Exercise task -
Transcribe every line exactly. Leave the pictures behind.

Available data -

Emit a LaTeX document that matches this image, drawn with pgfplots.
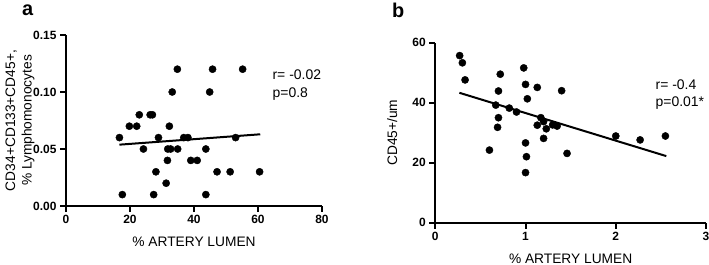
\documentclass[border=0pt]{standalone}
\usepackage{fontspec}
\setmainfont{Liberation Sans}
\usepackage{pgfplots}
\pgfplotsset{compat=1.18}
\begin{document}
\begin{tikzpicture}
\path[use as bounding box] (0bp,0bp) rectangle (709bp,265bp);
\pgfplotsset{
  myax/.style={scale only axis, axis x line*=bottom, axis y line*=left,
    axis line style={line width=2.3bp, black, -},
    every tick/.style={line width=2bp, black},
    tick align=outside, major tick length=6bp,
    ticklabel style={font=\fontsize{12}{13}\selectfont\bfseries},
    /pgf/number format/assume math mode=true,
    label style={font=\fontsize{13.8}{16.5}\selectfont},
    xlabel style={at={(axis description cs:0.5,0)}, anchor=north, inner sep=0pt, yshift=-31bp},
    ylabel style={at={(axis description cs:0,0.5)}, anchor=center, align=center},
    clip=false,
    scaled ticks=false,
  },
  dots/.style={only marks, mark=*, mark size=3.6bp, black},
  fit/.style={black, line width=2bp, no marks},
}
\begin{axis}[myax, at={(66bp,59bp)}, anchor=south west, width=256bp, height=171bp,
  xmin=0, xmax=80, ymin=0, ymax=0.15,
  xtick={0,20,40,60,80}, ytick={0,0.05,0.10,0.15},
  yticklabel style={/pgf/number format/.cd, fixed, fixed zerofill, precision=2},
  xlabel={\% ARTERY LUMEN},
  ylabel={CD34+CD133+CD45+,\\\% Lymphomonocytes},
  ylabel style={yshift=46bp}]
\addplot[dots] coordinates {
(34.8,0.12)(45.8,0.12)(55.2,0.12)(33.2,0.10)(44.9,0.10)(22.9,0.08)(26.3,0.08)(27.0,0.08)
(19.8,0.07)(22.1,0.07)(32.3,0.07)(16.7,0.06)(28.9,0.06)(36.8,0.06)(38.1,0.06)(53.0,0.06)
(24.2,0.05)(31.8,0.05)(32.7,0.05)(34.9,0.05)(43.7,0.05)(31.7,0.04)(39.0,0.04)(41.0,0.04)
(28.1,0.03)(47.2,0.03)(51.3,0.03)(60.5,0.03)(31.3,0.02)(17.6,0.01)(27.4,0.01)(43.7,0.01)};
\addplot[fit] coordinates {(16.7,0.0538)(60.7,0.0629)};
\node[anchor=north west, align=left, inner sep=0pt, font=\fontsize{14}{17.5}\selectfont] at (axis cs:64.5,0.1195) {r= -0.02\\p=0.8};
\end{axis}
\begin{axis}[myax, at={(435.3bp,42.3bp)}, anchor=south west, width=270.7bp, height=180bp,
  xmin=0, xmax=3, ymin=0, ymax=60,
  xtick={0,1,2,3}, ytick={0,20,40,60},
  xlabel={\% ARTERY LUMEN},
  ylabel={CD45+/um},
  ylabel style={yshift=43bp}]
\addplot[dots] coordinates {
(0.27,55.7)(0.30,53.3)(0.33,47.6)(0.72,49.5)(0.98,51.6)(1.00,46.1)(1.13,45.1)(1.40,44.0)
(0.70,43.9)(1.02,41.3)(0.67,39.2)(0.82,38.2)(0.90,36.9)(0.70,35.0)(1.17,35.0)(1.20,33.7)
(0.69,31.8)(1.13,32.5)(1.23,31.3)(1.30,32.6)(1.35,32.2)(1.20,28.1)(2.00,28.9)(2.27,27.6)
(2.55,28.9)(0.60,24.2)(1.00,26.6)(1.46,23.1)(1.01,22.0)(1.00,16.7)};
\addplot[fit] coordinates {(0.267,43.3)(2.56,22.2)};
\node[anchor=north west, align=left, inner sep=0pt, font=\fontsize{14}{17.5}\selectfont] at (axis cs:2.44,47.8) {r= -0.4\\p=0.01*};
\end{axis}
\node[anchor=north west, inner sep=0pt, font=\fontsize{20}{22}\selectfont\bfseries] at (22bp,260bp) {a};
\node[anchor=north west, inner sep=0pt, font=\fontsize{20}{22}\selectfont\bfseries] at (392bp,262bp) {b};
\end{tikzpicture}
\end{document}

Result -
Emit a LaTeX document that matches this image, drawn with pgfplots.
\documentclass[border=0pt]{standalone}
\usepackage{fontspec}
\setmainfont{Liberation Sans}
\usepackage{pgfplots}
\pgfplotsset{compat=1.18}
\begin{document}
\begin{tikzpicture}
\path[use as bounding box] (0bp,0bp) rectangle (709bp,265bp);
\pgfplotsset{
  myax/.style={scale only axis, axis x line*=bottom, axis y line*=left,
    axis line style={line width=2.3bp, black, -},
    every tick/.style={line width=2bp, black},
    tick align=outside, major tick length=6bp,
    ticklabel style={font=\fontsize{12}{13}\selectfont\bfseries},
    /pgf/number format/assume math mode=true,
    label style={font=\fontsize{13.8}{16.5}\selectfont},
    xlabel style={at={(axis description cs:0.5,0)}, anchor=north, inner sep=0pt, yshift=-31bp},
    ylabel style={at={(axis description cs:0,0.5)}, anchor=center, align=center},
    clip=false,
    scaled ticks=false,
  },
  dots/.style={only marks, mark=*, mark size=3.6bp, black},
  fit/.style={black, line width=2bp, no marks},
}
\begin{axis}[myax, at={(66bp,59bp)}, anchor=south west, width=256bp, height=171bp,
  xmin=0, xmax=80, ymin=0, ymax=0.15,
  xtick={0,20,40,60,80}, ytick={0,0.05,0.10,0.15},
  yticklabel style={/pgf/number format/.cd, fixed, fixed zerofill, precision=2},
  xlabel={\% ARTERY LUMEN},
  ylabel={CD34+CD133+CD45+,\\\% Lymphomonocytes},
  ylabel style={yshift=46bp}]
\addplot[dots] coordinates {
(34.8,0.12)(45.8,0.12)(55.2,0.12)(33.2,0.10)(44.9,0.10)(22.9,0.08)(26.3,0.08)(27.0,0.08)
(19.8,0.07)(22.1,0.07)(32.3,0.07)(16.7,0.06)(28.9,0.06)(36.8,0.06)(38.1,0.06)(53.0,0.06)
(24.2,0.05)(31.8,0.05)(32.7,0.05)(34.9,0.05)(43.7,0.05)(31.7,0.04)(39.0,0.04)(41.0,0.04)
(28.1,0.03)(47.2,0.03)(51.3,0.03)(60.5,0.03)(31.3,0.02)(17.6,0.01)(27.4,0.01)(43.7,0.01)};
\addplot[fit] coordinates {(16.7,0.0538)(60.7,0.0629)};
\node[anchor=north west, align=left, inner sep=0pt, font=\fontsize{14}{17.5}\selectfont] at (axis cs:64.5,0.1195) {r= -0.02\\p=0.8};
\end{axis}
\begin{axis}[myax, at={(435.3bp,42.3bp)}, anchor=south west, width=270.7bp, height=180bp,
  xmin=0, xmax=3, ymin=0, ymax=60,
  xtick={0,1,2,3}, ytick={0,20,40,60},
  xlabel={\% ARTERY LUMEN},
  ylabel={CD45+/um},
  ylabel style={yshift=43bp}]
\addplot[dots] coordinates {
(0.27,55.7)(0.30,53.3)(0.33,47.6)(0.72,49.5)(0.98,51.6)(1.00,46.1)(1.13,45.1)(1.40,44.0)
(0.70,43.9)(1.02,41.3)(0.67,39.2)(0.82,38.2)(0.90,36.9)(0.70,35.0)(1.17,35.0)(1.20,33.7)
(0.69,31.8)(1.13,32.5)(1.23,31.3)(1.30,32.6)(1.35,32.2)(1.20,28.1)(2.00,28.9)(2.27,27.6)
(2.55,28.9)(0.60,24.2)(1.00,26.6)(1.46,23.1)(1.01,22.0)(1.00,16.7)};
\addplot[fit] coordinates {(0.267,43.3)(2.56,22.2)};
\node[anchor=north west, align=left, inner sep=0pt, font=\fontsize{14}{17.5}\selectfont] at (axis cs:2.44,47.8) {r= -0.4\\p=0.01*};
\end{axis}
\node[anchor=north west, inner sep=0pt, font=\fontsize{20}{22}\selectfont\bfseries] at (22bp,260bp) {a};
\node[anchor=north west, inner sep=0pt, font=\fontsize{20}{22}\selectfont\bfseries] at (392bp,262bp) {b};
\end{tikzpicture}
\end{document}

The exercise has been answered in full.